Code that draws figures
-*-*-

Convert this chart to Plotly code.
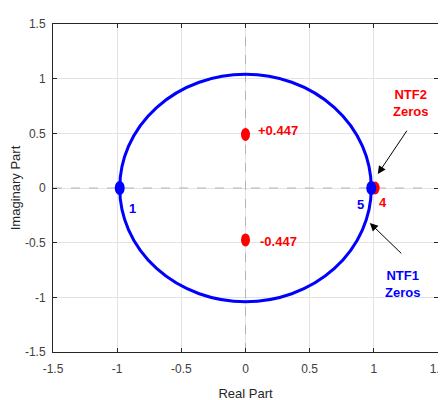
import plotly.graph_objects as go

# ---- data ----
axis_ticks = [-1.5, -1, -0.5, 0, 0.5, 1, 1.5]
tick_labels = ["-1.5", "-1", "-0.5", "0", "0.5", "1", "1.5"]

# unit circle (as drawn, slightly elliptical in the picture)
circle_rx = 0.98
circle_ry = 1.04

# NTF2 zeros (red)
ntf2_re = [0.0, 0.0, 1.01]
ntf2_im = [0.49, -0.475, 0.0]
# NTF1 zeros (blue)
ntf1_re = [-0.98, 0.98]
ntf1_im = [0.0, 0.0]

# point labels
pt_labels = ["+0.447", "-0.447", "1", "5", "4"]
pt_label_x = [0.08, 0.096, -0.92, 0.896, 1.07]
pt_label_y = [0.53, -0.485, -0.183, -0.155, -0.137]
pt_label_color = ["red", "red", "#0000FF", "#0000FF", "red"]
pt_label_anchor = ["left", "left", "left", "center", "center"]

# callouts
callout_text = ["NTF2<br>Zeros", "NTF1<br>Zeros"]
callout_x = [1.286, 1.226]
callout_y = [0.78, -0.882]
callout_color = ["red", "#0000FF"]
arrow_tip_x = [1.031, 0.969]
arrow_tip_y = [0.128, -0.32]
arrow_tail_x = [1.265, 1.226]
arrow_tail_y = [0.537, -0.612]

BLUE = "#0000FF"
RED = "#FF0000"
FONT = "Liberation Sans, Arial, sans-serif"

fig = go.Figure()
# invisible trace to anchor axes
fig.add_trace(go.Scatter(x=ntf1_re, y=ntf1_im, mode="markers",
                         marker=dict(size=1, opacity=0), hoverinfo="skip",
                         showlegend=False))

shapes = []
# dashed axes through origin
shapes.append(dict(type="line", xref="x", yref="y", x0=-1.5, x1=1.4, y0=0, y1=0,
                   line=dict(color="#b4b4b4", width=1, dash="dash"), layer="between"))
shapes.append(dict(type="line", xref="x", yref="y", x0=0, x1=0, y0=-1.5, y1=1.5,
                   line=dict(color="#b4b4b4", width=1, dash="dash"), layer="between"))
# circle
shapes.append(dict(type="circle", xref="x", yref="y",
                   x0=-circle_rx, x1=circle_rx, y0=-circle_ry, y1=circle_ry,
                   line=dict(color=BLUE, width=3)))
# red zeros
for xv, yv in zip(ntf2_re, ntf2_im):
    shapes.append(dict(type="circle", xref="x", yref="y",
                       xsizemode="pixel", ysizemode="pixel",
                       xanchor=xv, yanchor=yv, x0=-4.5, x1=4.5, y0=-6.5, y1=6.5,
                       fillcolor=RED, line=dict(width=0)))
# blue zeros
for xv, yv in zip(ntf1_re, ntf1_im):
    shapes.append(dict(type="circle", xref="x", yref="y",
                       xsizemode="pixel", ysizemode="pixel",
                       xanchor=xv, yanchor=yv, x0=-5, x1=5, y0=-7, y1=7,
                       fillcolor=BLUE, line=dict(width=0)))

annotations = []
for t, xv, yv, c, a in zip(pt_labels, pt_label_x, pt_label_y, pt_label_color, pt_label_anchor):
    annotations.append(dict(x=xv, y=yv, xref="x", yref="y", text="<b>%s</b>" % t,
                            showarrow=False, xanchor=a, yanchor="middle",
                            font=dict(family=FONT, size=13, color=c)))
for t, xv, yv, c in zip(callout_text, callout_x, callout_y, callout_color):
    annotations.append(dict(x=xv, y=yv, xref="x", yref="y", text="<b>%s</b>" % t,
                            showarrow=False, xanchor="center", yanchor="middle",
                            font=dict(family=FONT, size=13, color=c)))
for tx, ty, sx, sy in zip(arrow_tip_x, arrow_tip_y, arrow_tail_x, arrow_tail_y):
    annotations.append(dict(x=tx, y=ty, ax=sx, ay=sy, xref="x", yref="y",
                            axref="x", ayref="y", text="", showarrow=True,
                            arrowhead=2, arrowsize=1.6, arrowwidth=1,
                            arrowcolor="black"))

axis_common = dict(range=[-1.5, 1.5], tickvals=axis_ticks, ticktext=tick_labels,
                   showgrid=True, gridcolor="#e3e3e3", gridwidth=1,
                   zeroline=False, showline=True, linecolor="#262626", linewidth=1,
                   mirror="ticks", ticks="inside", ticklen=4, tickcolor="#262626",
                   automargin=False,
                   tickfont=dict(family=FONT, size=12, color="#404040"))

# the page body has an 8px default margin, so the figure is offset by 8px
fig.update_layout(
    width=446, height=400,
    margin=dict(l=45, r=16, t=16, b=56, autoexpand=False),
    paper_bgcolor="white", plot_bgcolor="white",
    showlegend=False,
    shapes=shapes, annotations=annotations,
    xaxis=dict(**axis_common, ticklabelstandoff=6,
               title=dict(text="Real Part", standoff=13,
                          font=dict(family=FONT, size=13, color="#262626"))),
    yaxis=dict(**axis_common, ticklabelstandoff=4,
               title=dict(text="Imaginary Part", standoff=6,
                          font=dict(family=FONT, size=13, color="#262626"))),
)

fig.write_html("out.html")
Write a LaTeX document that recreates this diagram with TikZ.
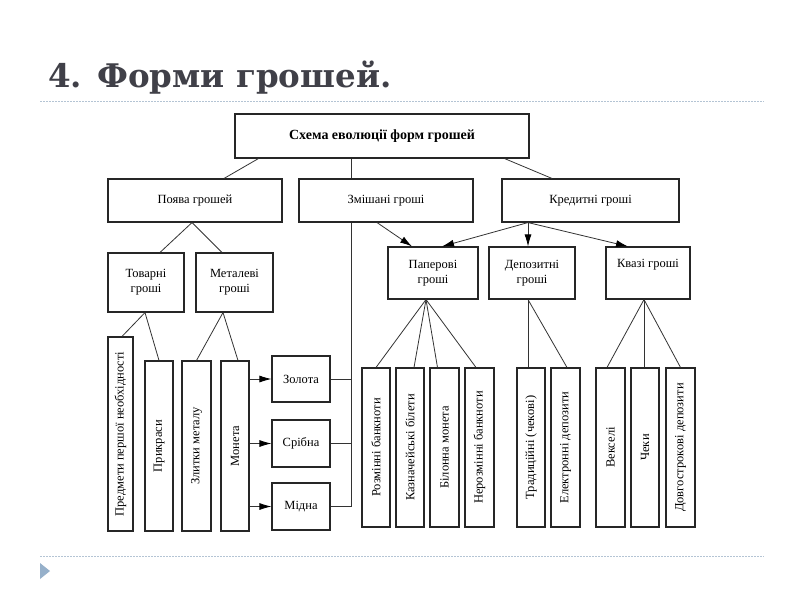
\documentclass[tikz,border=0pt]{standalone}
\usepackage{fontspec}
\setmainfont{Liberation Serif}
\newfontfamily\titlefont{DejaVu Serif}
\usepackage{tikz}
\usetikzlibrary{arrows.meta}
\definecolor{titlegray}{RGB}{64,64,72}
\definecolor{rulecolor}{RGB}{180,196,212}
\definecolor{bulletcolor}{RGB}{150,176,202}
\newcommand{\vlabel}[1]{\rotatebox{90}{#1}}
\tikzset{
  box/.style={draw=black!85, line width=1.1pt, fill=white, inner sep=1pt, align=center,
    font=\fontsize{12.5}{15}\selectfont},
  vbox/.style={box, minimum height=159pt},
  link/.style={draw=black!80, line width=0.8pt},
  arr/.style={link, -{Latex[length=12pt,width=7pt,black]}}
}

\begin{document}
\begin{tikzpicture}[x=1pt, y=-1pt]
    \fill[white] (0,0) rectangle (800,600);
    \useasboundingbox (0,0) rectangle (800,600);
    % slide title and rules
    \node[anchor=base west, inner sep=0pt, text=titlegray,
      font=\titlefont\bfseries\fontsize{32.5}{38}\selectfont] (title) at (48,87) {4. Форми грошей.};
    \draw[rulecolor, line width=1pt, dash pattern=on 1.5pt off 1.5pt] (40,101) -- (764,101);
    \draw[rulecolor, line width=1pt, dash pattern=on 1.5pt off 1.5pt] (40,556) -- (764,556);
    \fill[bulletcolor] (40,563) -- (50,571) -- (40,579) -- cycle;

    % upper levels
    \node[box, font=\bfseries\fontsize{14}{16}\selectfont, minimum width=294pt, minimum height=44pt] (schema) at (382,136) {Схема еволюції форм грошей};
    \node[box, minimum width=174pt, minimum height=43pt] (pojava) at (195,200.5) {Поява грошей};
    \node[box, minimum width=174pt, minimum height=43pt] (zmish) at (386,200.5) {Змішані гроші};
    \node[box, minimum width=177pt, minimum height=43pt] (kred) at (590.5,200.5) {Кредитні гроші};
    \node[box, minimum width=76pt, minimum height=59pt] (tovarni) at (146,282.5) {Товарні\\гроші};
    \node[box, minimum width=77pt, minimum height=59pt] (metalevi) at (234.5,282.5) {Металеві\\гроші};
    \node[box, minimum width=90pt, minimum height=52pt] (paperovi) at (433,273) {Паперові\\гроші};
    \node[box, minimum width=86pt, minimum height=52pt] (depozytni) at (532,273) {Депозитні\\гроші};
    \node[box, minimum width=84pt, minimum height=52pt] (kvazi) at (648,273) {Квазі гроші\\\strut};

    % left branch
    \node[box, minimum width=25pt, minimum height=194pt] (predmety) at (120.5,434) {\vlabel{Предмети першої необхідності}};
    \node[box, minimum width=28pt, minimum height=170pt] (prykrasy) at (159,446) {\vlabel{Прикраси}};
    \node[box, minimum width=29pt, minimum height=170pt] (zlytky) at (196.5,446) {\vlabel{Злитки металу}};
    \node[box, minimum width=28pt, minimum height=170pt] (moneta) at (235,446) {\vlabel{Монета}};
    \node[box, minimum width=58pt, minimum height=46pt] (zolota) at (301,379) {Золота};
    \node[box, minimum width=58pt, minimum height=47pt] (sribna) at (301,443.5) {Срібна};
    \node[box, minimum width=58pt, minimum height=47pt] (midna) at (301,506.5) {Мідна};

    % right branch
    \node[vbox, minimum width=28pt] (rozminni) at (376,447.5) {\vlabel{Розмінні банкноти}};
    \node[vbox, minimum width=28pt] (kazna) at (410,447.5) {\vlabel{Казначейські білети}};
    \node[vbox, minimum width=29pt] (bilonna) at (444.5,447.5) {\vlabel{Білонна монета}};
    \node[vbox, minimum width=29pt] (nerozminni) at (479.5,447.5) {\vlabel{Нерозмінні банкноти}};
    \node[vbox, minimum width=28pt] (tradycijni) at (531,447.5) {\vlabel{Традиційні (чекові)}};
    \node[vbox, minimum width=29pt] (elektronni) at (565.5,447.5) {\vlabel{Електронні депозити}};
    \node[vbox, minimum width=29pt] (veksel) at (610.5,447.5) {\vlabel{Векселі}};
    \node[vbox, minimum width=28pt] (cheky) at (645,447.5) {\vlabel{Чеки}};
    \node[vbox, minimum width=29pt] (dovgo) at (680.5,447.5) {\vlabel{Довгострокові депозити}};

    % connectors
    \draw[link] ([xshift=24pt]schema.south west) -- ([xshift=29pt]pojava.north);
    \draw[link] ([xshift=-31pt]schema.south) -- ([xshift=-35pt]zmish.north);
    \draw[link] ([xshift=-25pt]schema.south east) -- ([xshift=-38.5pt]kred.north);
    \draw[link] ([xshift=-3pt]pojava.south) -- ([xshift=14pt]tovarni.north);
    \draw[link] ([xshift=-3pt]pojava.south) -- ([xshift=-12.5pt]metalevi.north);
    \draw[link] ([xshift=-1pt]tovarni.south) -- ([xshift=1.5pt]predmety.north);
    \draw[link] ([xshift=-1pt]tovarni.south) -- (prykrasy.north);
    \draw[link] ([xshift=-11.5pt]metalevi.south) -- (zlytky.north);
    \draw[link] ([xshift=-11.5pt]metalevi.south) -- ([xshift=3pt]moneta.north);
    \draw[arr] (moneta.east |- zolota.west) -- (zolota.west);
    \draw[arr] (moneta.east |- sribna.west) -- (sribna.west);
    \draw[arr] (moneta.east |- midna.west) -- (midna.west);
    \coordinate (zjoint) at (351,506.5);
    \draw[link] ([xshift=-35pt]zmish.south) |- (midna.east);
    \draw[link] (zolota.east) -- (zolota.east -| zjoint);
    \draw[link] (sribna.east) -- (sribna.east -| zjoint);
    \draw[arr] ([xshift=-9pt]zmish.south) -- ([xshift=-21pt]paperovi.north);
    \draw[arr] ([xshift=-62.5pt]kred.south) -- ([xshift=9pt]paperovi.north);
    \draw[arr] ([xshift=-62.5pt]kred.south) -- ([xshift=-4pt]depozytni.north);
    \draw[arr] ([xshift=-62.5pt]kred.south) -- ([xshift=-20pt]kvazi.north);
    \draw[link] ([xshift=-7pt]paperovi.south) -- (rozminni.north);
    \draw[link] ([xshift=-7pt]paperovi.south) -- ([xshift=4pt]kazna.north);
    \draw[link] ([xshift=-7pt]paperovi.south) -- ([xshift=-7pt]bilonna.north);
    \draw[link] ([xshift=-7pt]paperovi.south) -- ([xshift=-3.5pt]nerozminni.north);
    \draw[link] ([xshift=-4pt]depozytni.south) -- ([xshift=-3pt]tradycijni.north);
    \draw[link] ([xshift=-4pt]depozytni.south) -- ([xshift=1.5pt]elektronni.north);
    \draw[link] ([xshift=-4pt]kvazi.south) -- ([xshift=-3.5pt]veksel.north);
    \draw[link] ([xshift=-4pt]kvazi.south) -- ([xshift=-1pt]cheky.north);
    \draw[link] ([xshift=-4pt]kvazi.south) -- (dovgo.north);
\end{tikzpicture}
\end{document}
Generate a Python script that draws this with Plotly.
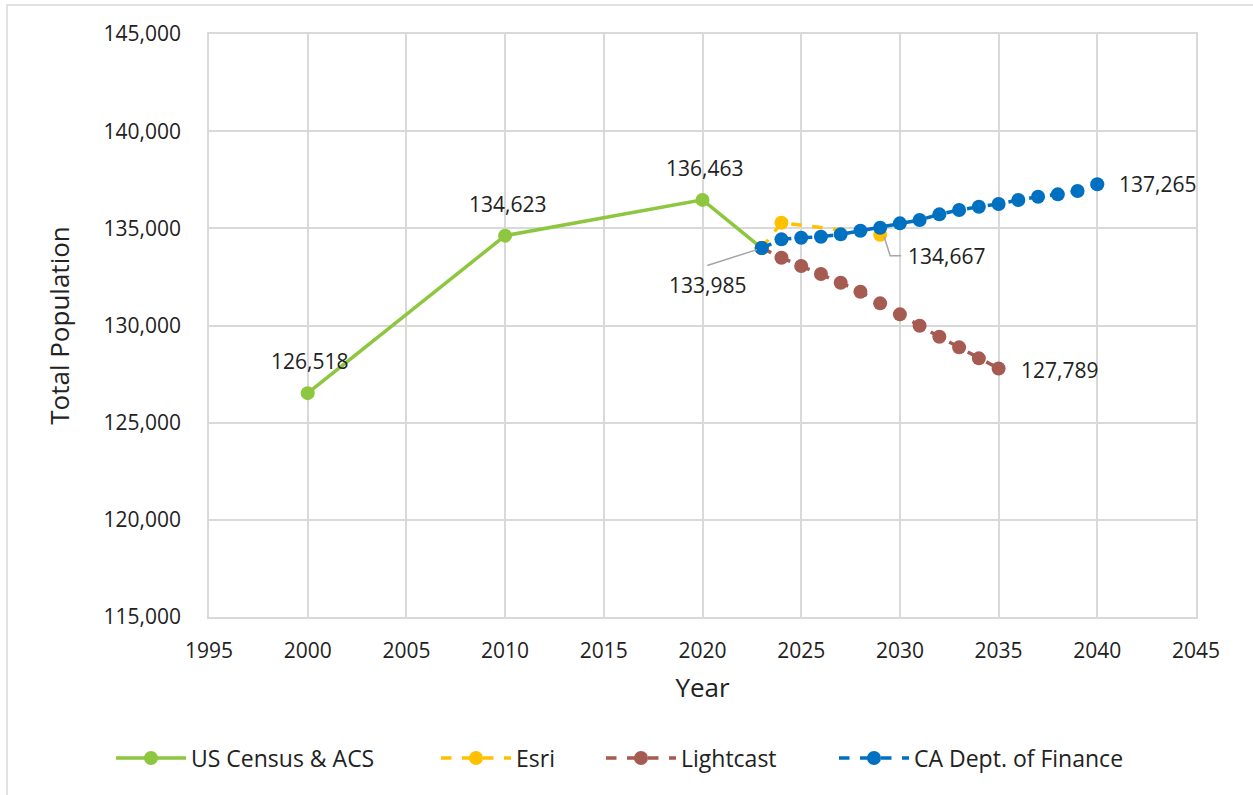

-*-*-

Filter the entries and copy out every line with the word "this".

Convert this chart to Plotly code.
Write a LaTeX document that recreates this diagram with TikZ.
Generate a Python script that draws this with Plotly.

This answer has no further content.